§ DATA PROVIDED:
## start

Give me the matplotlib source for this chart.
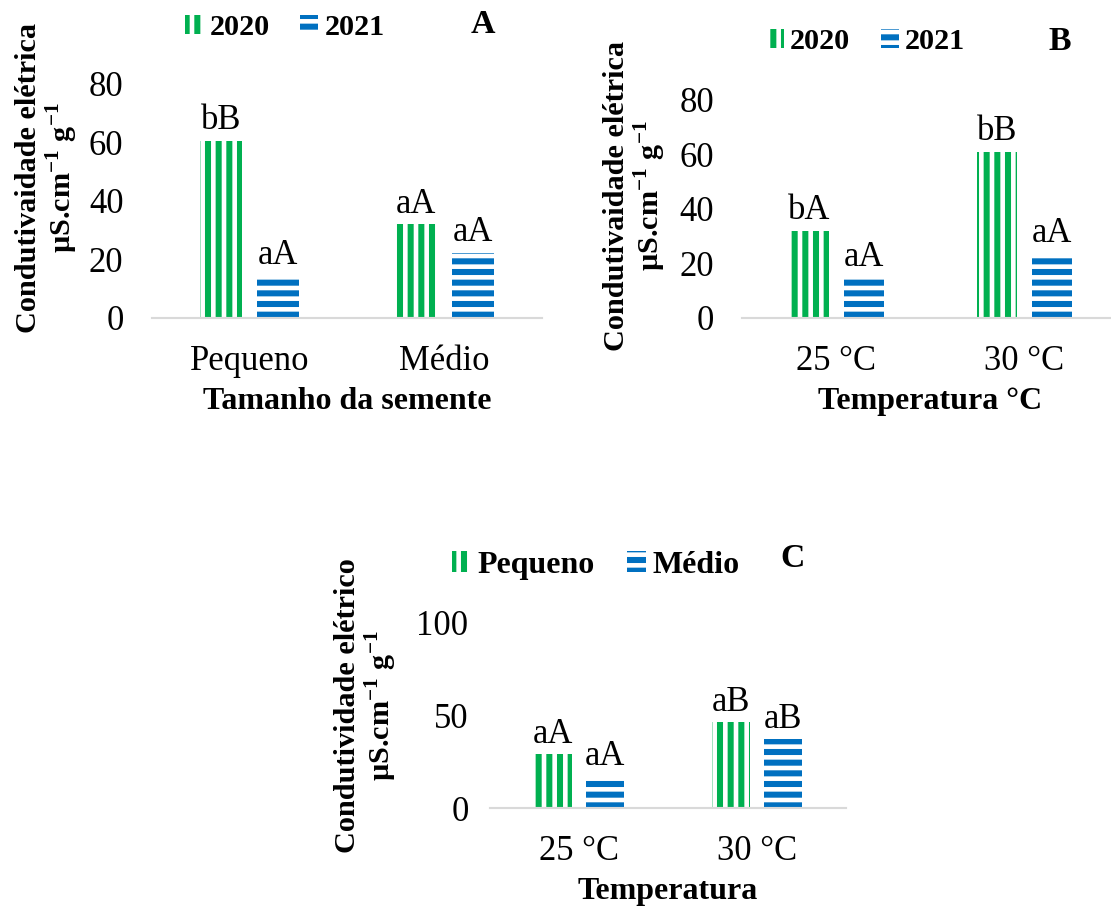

## end
## start

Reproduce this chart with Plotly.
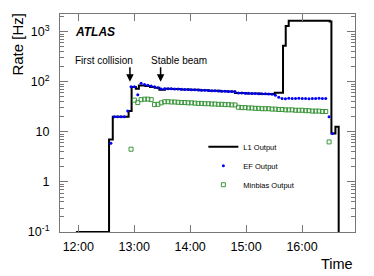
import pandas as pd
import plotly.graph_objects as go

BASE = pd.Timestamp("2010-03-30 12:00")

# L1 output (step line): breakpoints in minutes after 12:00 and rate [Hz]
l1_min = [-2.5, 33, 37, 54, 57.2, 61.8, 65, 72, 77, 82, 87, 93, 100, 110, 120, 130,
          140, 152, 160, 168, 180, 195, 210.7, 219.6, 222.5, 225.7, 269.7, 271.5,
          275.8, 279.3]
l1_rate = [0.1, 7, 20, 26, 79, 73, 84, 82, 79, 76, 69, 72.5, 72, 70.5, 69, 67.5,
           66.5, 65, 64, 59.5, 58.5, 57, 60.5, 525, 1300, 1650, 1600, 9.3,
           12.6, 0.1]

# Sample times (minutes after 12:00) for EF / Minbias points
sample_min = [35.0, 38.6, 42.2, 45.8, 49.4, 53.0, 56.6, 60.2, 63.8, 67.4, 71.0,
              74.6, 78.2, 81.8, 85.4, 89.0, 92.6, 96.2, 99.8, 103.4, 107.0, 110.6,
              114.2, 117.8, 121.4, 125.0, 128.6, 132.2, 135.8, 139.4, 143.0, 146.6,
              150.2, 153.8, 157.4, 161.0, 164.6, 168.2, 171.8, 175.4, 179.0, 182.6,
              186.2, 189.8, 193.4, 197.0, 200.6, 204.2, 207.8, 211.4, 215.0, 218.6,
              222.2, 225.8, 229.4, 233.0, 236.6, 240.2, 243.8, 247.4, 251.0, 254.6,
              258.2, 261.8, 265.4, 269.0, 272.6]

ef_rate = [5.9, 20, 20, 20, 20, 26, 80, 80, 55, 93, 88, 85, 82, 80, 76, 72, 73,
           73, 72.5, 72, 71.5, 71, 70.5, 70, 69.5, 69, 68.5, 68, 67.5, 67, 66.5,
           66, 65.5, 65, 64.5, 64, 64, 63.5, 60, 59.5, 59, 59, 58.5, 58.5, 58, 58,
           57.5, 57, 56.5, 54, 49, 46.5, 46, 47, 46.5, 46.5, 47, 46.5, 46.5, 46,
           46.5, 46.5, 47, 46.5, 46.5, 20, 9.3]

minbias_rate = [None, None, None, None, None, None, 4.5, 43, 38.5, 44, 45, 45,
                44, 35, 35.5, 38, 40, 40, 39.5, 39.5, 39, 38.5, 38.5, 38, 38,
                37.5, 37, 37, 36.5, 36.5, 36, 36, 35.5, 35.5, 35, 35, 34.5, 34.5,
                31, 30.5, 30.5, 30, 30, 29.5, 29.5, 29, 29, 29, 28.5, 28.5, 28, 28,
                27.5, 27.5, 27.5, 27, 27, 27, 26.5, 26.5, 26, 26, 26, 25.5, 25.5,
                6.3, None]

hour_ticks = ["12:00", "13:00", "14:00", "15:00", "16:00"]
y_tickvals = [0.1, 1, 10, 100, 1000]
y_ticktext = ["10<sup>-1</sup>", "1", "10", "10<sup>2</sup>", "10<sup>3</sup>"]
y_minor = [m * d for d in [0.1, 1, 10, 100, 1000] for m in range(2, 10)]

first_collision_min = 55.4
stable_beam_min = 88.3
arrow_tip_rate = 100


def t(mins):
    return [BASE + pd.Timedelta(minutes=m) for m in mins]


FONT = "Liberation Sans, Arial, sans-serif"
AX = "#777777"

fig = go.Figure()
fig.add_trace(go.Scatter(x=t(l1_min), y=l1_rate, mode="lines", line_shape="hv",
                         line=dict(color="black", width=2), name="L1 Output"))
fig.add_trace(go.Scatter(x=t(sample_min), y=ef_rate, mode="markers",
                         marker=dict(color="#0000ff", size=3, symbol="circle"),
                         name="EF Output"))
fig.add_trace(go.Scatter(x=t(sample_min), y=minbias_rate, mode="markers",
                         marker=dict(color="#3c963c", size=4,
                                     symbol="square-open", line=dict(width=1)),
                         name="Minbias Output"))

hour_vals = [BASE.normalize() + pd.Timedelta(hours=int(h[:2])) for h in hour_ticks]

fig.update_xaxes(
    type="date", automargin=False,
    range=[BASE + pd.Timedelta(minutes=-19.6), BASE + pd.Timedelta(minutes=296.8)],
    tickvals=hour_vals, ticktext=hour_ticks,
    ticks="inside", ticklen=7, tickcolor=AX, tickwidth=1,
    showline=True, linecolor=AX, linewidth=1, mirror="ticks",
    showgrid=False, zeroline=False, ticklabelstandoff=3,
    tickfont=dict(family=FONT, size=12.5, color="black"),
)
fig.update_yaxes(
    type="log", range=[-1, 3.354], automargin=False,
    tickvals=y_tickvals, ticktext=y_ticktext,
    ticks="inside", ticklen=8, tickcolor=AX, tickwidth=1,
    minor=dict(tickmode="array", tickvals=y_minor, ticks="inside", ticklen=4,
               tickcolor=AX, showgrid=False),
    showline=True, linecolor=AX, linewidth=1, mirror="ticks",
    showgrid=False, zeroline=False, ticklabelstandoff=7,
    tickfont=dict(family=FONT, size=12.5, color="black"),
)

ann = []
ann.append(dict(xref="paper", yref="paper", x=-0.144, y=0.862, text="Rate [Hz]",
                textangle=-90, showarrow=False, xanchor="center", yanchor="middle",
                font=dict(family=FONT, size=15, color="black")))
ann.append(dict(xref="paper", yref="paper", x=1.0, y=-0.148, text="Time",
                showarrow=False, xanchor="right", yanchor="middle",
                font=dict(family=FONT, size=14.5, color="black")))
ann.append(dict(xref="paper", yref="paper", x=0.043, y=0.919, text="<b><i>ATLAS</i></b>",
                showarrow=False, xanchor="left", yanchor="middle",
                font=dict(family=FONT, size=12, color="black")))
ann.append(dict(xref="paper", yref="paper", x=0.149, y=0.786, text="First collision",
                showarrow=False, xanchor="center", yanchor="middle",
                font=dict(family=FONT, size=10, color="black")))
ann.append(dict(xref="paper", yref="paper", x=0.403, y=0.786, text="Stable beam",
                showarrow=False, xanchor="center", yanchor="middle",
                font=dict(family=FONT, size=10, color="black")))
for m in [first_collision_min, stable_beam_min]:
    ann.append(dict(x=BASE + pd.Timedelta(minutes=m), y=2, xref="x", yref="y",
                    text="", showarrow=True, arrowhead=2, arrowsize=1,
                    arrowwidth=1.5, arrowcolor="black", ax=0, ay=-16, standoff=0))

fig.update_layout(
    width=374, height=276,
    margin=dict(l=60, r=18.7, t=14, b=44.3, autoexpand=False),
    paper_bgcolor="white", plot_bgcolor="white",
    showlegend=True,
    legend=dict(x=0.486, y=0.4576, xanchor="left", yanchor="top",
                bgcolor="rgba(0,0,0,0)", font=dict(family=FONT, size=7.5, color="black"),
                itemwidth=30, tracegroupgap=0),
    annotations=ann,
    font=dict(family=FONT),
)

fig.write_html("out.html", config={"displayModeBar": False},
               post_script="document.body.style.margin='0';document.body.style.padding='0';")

## end
## start

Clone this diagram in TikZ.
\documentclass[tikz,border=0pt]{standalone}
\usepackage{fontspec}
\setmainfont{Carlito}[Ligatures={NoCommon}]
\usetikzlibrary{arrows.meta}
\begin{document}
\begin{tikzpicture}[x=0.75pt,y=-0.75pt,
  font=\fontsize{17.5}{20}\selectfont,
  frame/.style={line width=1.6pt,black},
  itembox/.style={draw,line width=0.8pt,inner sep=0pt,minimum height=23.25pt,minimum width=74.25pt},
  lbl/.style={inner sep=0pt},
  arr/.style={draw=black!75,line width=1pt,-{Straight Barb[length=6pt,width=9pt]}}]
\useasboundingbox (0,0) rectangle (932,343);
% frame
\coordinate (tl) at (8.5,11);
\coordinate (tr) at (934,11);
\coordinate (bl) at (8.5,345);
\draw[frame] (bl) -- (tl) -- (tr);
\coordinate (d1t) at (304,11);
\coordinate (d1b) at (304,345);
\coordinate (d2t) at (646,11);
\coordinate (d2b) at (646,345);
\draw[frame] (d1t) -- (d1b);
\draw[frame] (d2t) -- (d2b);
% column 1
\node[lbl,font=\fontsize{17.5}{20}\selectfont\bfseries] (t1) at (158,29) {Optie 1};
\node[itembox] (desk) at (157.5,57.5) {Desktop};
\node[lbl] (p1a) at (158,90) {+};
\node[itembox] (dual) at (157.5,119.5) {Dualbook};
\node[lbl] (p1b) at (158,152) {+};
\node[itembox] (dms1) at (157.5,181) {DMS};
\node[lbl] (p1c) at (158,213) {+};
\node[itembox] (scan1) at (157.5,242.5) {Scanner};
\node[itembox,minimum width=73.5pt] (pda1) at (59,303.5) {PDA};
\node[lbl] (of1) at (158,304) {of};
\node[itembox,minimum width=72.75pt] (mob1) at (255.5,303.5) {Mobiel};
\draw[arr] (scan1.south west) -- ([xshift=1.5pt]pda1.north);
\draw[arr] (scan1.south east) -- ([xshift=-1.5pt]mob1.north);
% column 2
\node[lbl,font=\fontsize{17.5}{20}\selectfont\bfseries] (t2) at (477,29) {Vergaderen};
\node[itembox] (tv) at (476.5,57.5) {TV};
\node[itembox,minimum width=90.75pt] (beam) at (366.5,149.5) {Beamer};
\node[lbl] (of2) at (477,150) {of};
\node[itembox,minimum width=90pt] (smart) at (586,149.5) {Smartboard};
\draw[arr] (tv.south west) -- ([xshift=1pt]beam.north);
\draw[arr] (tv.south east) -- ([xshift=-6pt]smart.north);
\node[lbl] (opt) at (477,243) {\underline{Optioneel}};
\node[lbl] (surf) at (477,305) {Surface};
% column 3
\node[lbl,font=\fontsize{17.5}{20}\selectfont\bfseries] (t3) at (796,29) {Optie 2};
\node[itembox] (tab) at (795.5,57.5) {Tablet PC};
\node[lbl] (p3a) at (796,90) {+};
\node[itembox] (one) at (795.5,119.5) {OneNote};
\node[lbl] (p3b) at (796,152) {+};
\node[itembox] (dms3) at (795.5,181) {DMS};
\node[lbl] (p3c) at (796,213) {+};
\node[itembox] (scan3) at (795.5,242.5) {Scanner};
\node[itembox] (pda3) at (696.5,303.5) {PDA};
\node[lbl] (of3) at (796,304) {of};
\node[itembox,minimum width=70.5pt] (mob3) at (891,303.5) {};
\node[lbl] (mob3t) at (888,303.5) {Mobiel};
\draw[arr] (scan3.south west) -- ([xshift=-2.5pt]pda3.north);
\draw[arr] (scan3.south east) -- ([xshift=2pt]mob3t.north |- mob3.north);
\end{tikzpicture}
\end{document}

## end

§ THE EXERCISE: Print exactly the lines from the line containing "Reproduce this chart with Plotly." through the line containing "46.5, 46.5, 47, 46.5, 46.5, 20, 9.3]", and omit any picture found among them.

§ WRITTEN RESPONSE:
Reproduce this chart with Plotly.
import pandas as pd
import plotly.graph_objects as go

BASE = pd.Timestamp("2010-03-30 12:00")

# L1 output (step line): breakpoints in minutes after 12:00 and rate [Hz]
l1_min = [-2.5, 33, 37, 54, 57.2, 61.8, 65, 72, 77, 82, 87, 93, 100, 110, 120, 130,
          140, 152, 160, 168, 180, 195, 210.7, 219.6, 222.5, 225.7, 269.7, 271.5,
          275.8, 279.3]
l1_rate = [0.1, 7, 20, 26, 79, 73, 84, 82, 79, 76, 69, 72.5, 72, 70.5, 69, 67.5,
           66.5, 65, 64, 59.5, 58.5, 57, 60.5, 525, 1300, 1650, 1600, 9.3,
           12.6, 0.1]

# Sample times (minutes after 12:00) for EF / Minbias points
sample_min = [35.0, 38.6, 42.2, 45.8, 49.4, 53.0, 56.6, 60.2, 63.8, 67.4, 71.0,
              74.6, 78.2, 81.8, 85.4, 89.0, 92.6, 96.2, 99.8, 103.4, 107.0, 110.6,
              114.2, 117.8, 121.4, 125.0, 128.6, 132.2, 135.8, 139.4, 143.0, 146.6,
              150.2, 153.8, 157.4, 161.0, 164.6, 168.2, 171.8, 175.4, 179.0, 182.6,
              186.2, 189.8, 193.4, 197.0, 200.6, 204.2, 207.8, 211.4, 215.0, 218.6,
              222.2, 225.8, 229.4, 233.0, 236.6, 240.2, 243.8, 247.4, 251.0, 254.6,
              258.2, 261.8, 265.4, 269.0, 272.6]

ef_rate = [5.9, 20, 20, 20, 20, 26, 80, 80, 55, 93, 88, 85, 82, 80, 76, 72, 73,
           73, 72.5, 72, 71.5, 71, 70.5, 70, 69.5, 69, 68.5, 68, 67.5, 67, 66.5,
           66, 65.5, 65, 64.5, 64, 64, 63.5, 60, 59.5, 59, 59, 58.5, 58.5, 58, 58,
           57.5, 57, 56.5, 54, 49, 46.5, 46, 47, 46.5, 46.5, 47, 46.5, 46.5, 46,
           46.5, 46.5, 47, 46.5, 46.5, 20, 9.3]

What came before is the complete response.